EU Commissioner Dacian Cioloş has indicated that there may be scope for once again authorising ‘the introduction in the EU market of extra-quota sugar’ (i.e. out-of quota sugar) and/or ‘allowing supplementary imports with reduced duties.

This needs to be seen against the background of criticisms in the UK that the operation of the current EU sugar regime is threatening jobs at Tate & Lyle’s Thames refinery. 

Editorial comment

The contrasting prospects for full-time cane sugar refiners in Portugal and co-refiners in Spain highlights the conflicting pressures on the EC in terms of the future of the EU sugar regime. The maintenance of production quotas and higher EU domestic sugar prices helps co-refiners cover their fixed costs from beet refining and places them in a better position to compete for globally sourced raw sugar (by offering higher prices). This can be seen to undermine the position of traditional cane sugar refiners, who have to pay high import duties outside TRQs. The maintenance of import restrictions on non-traditional sugar suppliers in the context of high global sugar prices similarly undermines the position of full-time raw cane sugar refiners.

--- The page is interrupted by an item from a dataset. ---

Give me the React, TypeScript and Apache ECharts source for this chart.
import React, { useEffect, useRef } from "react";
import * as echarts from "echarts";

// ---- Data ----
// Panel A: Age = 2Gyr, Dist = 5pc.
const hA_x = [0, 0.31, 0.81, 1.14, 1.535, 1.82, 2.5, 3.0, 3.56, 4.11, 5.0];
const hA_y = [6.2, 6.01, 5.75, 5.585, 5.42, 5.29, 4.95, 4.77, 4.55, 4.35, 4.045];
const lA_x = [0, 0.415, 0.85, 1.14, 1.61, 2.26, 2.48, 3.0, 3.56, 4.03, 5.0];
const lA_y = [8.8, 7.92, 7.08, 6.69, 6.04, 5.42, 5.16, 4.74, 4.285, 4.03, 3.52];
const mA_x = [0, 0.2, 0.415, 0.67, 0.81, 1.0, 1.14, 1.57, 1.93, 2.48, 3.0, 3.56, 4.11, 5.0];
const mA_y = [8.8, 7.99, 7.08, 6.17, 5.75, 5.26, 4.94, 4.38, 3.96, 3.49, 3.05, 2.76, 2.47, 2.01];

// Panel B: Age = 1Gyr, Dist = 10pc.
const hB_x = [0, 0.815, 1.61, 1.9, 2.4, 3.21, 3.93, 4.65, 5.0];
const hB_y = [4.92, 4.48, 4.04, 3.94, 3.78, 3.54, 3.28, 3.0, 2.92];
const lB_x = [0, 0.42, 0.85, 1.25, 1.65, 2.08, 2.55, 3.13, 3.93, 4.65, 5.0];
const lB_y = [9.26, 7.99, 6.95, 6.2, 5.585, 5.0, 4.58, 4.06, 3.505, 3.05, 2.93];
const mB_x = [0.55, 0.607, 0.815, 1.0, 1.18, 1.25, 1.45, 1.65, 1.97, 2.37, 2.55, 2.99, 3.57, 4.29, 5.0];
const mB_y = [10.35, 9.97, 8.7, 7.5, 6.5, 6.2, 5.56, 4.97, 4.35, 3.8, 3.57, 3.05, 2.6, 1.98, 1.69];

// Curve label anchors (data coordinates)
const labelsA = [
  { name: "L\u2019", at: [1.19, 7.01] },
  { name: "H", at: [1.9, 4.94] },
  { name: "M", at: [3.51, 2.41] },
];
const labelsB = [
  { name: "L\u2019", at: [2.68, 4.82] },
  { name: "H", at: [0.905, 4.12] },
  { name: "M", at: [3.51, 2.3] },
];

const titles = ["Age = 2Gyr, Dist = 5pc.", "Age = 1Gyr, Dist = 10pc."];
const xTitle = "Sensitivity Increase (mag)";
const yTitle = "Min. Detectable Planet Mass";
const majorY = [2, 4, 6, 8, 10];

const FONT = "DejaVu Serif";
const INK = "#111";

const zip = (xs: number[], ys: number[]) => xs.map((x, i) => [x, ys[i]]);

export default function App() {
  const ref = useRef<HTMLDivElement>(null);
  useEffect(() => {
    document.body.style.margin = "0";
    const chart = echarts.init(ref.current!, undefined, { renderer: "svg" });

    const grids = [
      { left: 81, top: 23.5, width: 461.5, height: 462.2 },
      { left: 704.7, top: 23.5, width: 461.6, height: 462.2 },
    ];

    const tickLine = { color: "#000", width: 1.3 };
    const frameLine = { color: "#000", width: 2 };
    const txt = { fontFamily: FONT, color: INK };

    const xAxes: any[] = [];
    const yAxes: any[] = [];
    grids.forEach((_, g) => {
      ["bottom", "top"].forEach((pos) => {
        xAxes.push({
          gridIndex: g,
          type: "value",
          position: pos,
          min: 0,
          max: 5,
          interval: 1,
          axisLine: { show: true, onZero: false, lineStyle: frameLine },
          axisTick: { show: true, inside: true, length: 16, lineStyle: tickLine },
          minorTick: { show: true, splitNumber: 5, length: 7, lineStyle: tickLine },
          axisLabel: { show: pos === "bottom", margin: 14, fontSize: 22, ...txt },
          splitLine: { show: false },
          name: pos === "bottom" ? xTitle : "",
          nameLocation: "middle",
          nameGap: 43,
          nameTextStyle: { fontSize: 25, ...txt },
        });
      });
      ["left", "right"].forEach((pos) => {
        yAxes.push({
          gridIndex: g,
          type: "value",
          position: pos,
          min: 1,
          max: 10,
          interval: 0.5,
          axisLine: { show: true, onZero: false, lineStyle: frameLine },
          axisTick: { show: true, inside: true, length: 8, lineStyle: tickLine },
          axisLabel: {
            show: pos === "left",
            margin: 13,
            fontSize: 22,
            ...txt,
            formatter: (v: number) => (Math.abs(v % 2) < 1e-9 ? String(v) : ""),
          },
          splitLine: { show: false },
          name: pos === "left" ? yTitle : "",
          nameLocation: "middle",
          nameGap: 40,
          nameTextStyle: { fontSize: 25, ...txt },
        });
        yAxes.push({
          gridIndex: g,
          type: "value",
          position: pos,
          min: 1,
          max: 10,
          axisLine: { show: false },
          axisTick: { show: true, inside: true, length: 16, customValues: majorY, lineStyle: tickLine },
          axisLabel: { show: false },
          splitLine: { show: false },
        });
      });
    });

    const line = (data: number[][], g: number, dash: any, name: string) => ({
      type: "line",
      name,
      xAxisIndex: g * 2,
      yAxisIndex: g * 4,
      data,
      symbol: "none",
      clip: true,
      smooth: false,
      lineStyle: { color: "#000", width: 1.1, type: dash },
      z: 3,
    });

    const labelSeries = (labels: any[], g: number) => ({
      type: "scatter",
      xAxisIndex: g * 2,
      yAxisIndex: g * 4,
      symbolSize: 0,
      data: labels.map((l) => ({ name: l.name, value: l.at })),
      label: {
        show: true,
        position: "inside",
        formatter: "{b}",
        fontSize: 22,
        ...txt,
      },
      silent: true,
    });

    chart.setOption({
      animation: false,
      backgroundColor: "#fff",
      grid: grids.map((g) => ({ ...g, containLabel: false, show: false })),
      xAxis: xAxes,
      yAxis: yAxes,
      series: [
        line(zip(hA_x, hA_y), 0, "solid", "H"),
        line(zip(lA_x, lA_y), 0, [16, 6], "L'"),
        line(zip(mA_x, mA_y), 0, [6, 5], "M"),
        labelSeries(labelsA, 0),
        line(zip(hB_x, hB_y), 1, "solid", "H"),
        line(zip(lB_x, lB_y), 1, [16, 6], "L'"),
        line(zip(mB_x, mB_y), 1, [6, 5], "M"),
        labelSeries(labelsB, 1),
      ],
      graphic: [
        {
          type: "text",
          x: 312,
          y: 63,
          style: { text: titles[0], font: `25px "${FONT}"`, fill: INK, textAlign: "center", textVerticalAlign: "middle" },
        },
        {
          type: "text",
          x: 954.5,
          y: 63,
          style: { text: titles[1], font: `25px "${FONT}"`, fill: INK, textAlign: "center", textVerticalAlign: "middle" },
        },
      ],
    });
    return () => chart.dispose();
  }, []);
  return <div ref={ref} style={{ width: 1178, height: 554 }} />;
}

These domestic EU pressures would appear to carry implications for the twin ACP objectives of ensuring the maintenance of production quotas until 2020 and a continuation of restrictions on access to the EU market for non-traditional suppliers.

The observation that co-refiners are able to bid higher for the purchase of raw sugar raises the question as to whether ACP suppliers linked to the supply chains feeding into Spanish co-refiners have been able to gain additional price advantages as a result of this dimension of the operation of the reformed EU sugar regime.